Volume 63, Issue 2
ARTICLE

Do Social Rights Affect Social Outcomes?

First published: 05 March 2019

Aoife Hegarty, Lise Reuss Muff, Kristoffer Agner Gredsted, and Rasmus Rødby Kristiansen provided excellent research assistance. We are grateful for comments from Niclas Berggren, Anna Brüderle, Martin Gassebner, Jerg Gutman, Pierre‐Guillaume Méon, Martin Paldam, Josh Tucker, and Anna Welander; participants of the 2013 Public Choice Meetings (New Orleans), the 2013 Beyond Basic Questions workshop (Luzern), and the 2013 ISNIE conference (Florence); seminar participants at the University of Navarra; and three anonymous referees at this journal.
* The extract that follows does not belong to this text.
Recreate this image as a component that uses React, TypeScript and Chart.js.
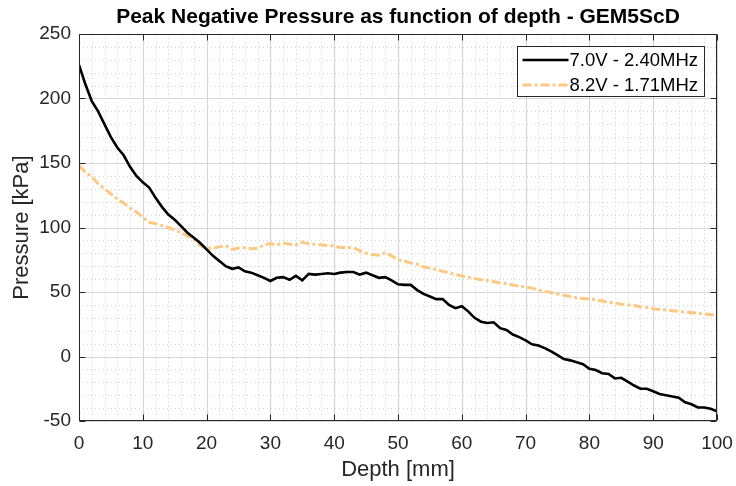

Bjørnskov gratefully acknowledges financial support from the Jan Wallander and Tom Hedelius Foundation.

Abstract

While the United Nations and NGOs are pushing for global judicialization of economic, social, and cultural rights (ESCRs), little is known of their consequences. We provide evidence of the effects of introducing three types of ESCRs into the constitution: the rights to education, health, and social security. Employing a large panel covering annual data from 160 countries in the period 1960–2010, we find no robust evidence of positive effects of ESCRs. We do, however, document adverse medium‐term effects on education, inflation, and civil rights.